■ What the task requires ■
Please write out the lines of the data exactly, beginning with the first and ending with the line containing "import plotly.graph_objects as go"; leave the pictures behind.

■ Dataset excerpt ■

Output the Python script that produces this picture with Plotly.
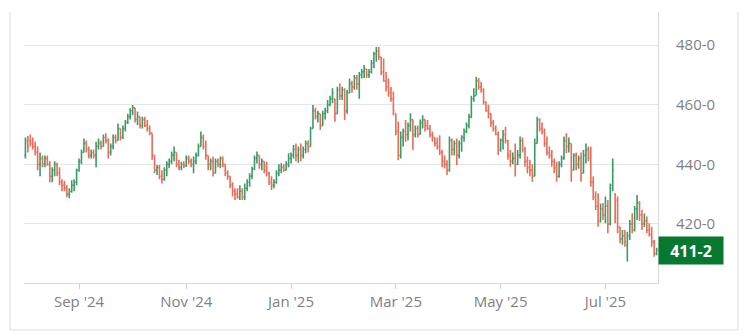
import pandas as pd
import plotly.graph_objects as go

# Daily OHLC, first trading day 2024-08-01
open_ = [443,447,448,447,446,444,440,442,440,442,440,436,438,440,437,434,433,432,430,431,
         433,434,438,441,444,447,445,443,444,443,446,447,446,449,448,444,446,449,448,452,
         449,452,454,456,458,459,455,456,453,455,453,452,450.5,443,438,439,436,435,438,440,
         441,443,444,440,439,440,439.5,442,441,440,441,443,446,449,446,443,440,441,437,441,
         440,442,440,437,436,433,431,430,429,431,429,432,434,436,438.5,442,443,440,441,438,
         437,434,433,434,437,438,439,438,440,442,443,445,443,445,443,445,447,446,452,458,
         456,457,453,457,458,460,462,462,457,465,463,465,458,464,467,466,469,467,470,471,
         472,470,471,474,477,478,476,471,468,466,464,462,457,451,443,449,451,450,453,455,
         450,452,450,454,455,453,452,450,449,447,446,444,441,440,438,448,445,447,443,447,
         449,451,453,456,462,463,468,466,465,461,458,457,454,452,450,445,448,450,448,443,
         441,442,440,443,448,445,441,439,438,436,447,455,452,451,447,444,443,441,439,436,
         440,442,448,446,447,438,443,440,442,437,443,445,442,434,429,426,421,425,423,426,
         420,433,430,428,419,415,416,413,416,420,418,425,427,423,420,421,418,416.5,414,410]
high = [449,449.5,450,449,447.6,446,444,443,443,443,441,439,441,440.5,439,435,434.5,433,432,434.7,
        435,438.6,442,445,448.7,448,446,445,445,447.6,448.7,448,450,450.4,448.7,447,450,450,453.7,452,
        453,454.9,457,458.8,459.9,459,457.7,456,456,456,454.9,453,450.4,443,439.8,439.8,438,439,441,442,
        444.3,446,444,441.5,440.9,441,443,443,442,442.6,444,447,451,450,448,443,442,442.6,442,442,
        442.6,442.6,440,438,436,434,432,432,433,432,433.6,435,437,439.2,443,444.3,443,442,441,440.9,
        437.5,436,435,438,440,440.4,440,441,443.7,444,446.5,447,446,447,446,448,448,452.6,459.9,
        459,458,457,458,459,461.6,463,465.5,462,466,467.2,466,465.5,465,468.8,468,470,470,471,472,
        473.3,472,472,475,477.8,479.4,479.4,476,475.5,471,468.8,466,464.4,457,454.3,451,452,454.9,454,457.1,
        455,453,453,455,456.5,455,454.9,453.2,451,449,449,449.8,444.8,443,441.4,449.3,448.7,448,448.7,448,
        449.8,452,454,457,463,465.5,469.4,469,467.7,465.5,461,460,457.1,454.9,453,451,448.7,451.5,452.6,448.2,
        444.8,444,447,444.8,449.3,449,445.9,442.6,441.5,440,448.7,456,455.5,454,452,449.3,446,444.8,442,440.9,
        441,443,449.3,450.4,449,447,443.7,444,443,444,444.8,447,446,445.9,435.9,431,430.3,426.9,427,429.2,
        428,433.6,442,430.3,429.2,419.1,418,418,417.4,421.3,423.6,426,429.7,427.6,424.7,423.5,422.5,420.2,419.1,414.6,412]
low = [442,444,446,445,443,438,436,439,439,439.5,434,434,436,436,433,431,431,429,428.6,430.5,
       431,433,437.5,440,444,444,442,442,442,439,445,445,446,447,442,443,445,447,448,448,
       448.5,451,453.5,455,456.5,454,453.2,452,452,452.5,451,449.8,441.5,437,436.4,435,433.6,434.5,436,438.7,
       440,441,439,438,438,438.7,439.2,440,439,437,440,442.6,446,445,441.5,438,438,435.9,437,439,
       438.7,439,436,434.8,432,429.2,428,428.5,428,428,428,431,432.5,435,438,440.3,438.5,438,437,435.9,
       433,431.4,432,433.5,436,437,437.5,438,439,440.3,442,441,440.5,441,442,443.7,444,446,452,
       455,454,451.5,453,455,457.1,459.5,460.5,454.3,457,461.6,461.6,454.9,457,463.8,464,465,465,462,468.8,
       469,469,469,470.5,472.2,474.4,475,470,467.7,464.4,462.7,461,456.5,449.8,441.4,442,446,447.6,448,451,
       444.8,449,449,450,452,451,451.5,449,447.6,446,445,443.1,439,438.7,436.4,437.5,443,443,439.8,442,
       444.2,447.6,450.4,452,455.5,461,463.2,465,464,460,457.6,455.4,452.6,451,449.8,443.1,444.2,445,447,441.5,
       439.2,440,435.9,439.8,442,444,439.2,437,436,434.2,436,447,451,450,445.9,443,442,439.2,437,434.2,
       435.5,439,441.5,443.7,444,434.2,438,438,438.5,434.2,437,440.3,441,432.5,428,424.7,419.1,420.5,421.3,420.2,
       416.9,419.5,431,420.2,416.9,413.5,413,412.4,407.4,414.6,416.9,417.5,421.3,421,418,419,417,415.8,412.4,409,409.5]
close = [448,446,447,446,444,440,442,440,442,440,436,438,440,437,434,433,432,430,431,433,
         434,438,441,444,447,445,443,444,443,446,447,446,449,448,444,446,449,448,452,449,
         452,454,456,458,459,455,456,453,455,453,452,450.5,443,438,439,436,435,438,440,441,
         443,444,440,439,440,439.5,442,441,440,441,443,446,449,446,443,440,441,437,441,440,
         442,440,437,436,433,431,430,429,431,429,432,434,436,438.5,442,443,440,441,438,437,
         434,433,434,437,438,439,438,440,442,443,445,443,445,443,445,447,446,452,458,456,
         457,453,457,458,460,462,464,457,465,463,465,458,464,467,466,469,467,470,471,472,
         470,471,474,477,478,476,471,468,466,464,462,458,451,443,449,451,450,453,455,450,
         452,450,454,455,453,452,450,449,447,446,444,441,440,438,448,445,447,443,447,449,
         451,453,456,462,463,468,466,465,461,458,457,454,452,450,445,448,450,448,443,441,
         442,440,443,448,445,441,439,438,436,447,455,452,451,447,444,443,441,439,436,440,
         442,448,446,447,438,443,440,442,437,443,445,442,434,429,426,421,425,423,426,420,
         432,438,422,419,415,416,414,416,420,418,425,427,423,420,421,418,416.5,414,410,411.25]

# fix open for bars that open at a level outside their own range
open_[127] = 462
open_[152] = 457
open_[241] = 433

y_ticks = [420, 440, 460, 480]
y_tick_text = ["420-0", "440-0", "460-0", "480-0"]
x_tick_dates = ["2024-09-02", "2024-11-01", "2025-01-01", "2025-03-03", "2025-05-01", "2025-07-01"]
x_tick_text = ["Sep '24", "Nov '24", "Jan '25", "Mar '25", "May '25", "Jul '25"]

dates = pd.bdate_range("2024-08-01", periods=len(close))

GREEN = "#3a9b66"
RED = "#e86c57"

fig = go.Figure(go.Ohlc(
    x=dates, open=open_, high=high, low=low, close=close,
    increasing=dict(line=dict(color=GREEN, width=1.6)),
    decreasing=dict(line=dict(color=RED, width=1.6)),
    tickwidth=0.45, showlegend=False, hoverinfo="skip",
))


def fmt_eighths(v):
    whole = int(v)
    eighth = int(round((v - whole) * 8))
    return f"{whole}-{eighth}"


fig.add_annotation(
    xref="paper", x=1.0, xanchor="left", yref="y", y=close[-1], yanchor="middle",
    text=f"<b>{fmt_eighths(close[-1])}</b>", showarrow=False,
    bgcolor="#06782f", font=dict(color="white", size=16, family="Open Sans"),
    width=60, height=23, borderpad=2, align="center",
)

frame = dict(type="line", xref="paper", yref="paper", line=dict(color="#dcdcdc", width=1))
fig.add_shape(**frame, x0=-0.0221, x1=-0.0221, y0=1.0, y1=-0.173)
fig.add_shape(**frame, x0=1.1262, x1=1.1262, y0=1.0, y1=-0.173)
fig.add_shape(**frame, x0=-0.0221, x1=1.1262, y0=-0.173, y1=-0.173)

fig.update_layout(
    width=750, height=334,
    margin=dict(l=24, r=92, t=12, b=51),
    paper_bgcolor="white", plot_bgcolor="white",
    font=dict(family="Open Sans", color="#808080"),
    xaxis=dict(
        rangeslider=dict(visible=False),
        rangebreaks=[dict(bounds=["sat", "mon"])],
        range=[dates[0] - pd.Timedelta(hours=14), dates[-1] + pd.Timedelta(hours=14)],
        tickvals=x_tick_dates, ticktext=x_tick_text,
        ticks="outside", ticklen=5, tickcolor="#d0d0d0",
        showline=True, linecolor="#d8d8d8", linewidth=1,
        showgrid=False, zeroline=False,
        tickfont=dict(size=15, color="#7f7f7f"),
    ),
    yaxis=dict(
        side="right", range=[400.2, 491.1],
        tickvals=y_ticks, ticktext=y_tick_text,
        showgrid=True, gridcolor="#e6e6e6", gridwidth=1,
        showline=True, linecolor="#d8d8d8", linewidth=1,
        zeroline=False, ticks="", ticklabelstandoff=14,
        tickfont=dict(size=15, color="#7f7f7f"),
    ),
)

fig.write_html("out.html")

■ Correct result ■
Output the Python script that produces this picture with Plotly.
import pandas as pd
import plotly.graph_objects as go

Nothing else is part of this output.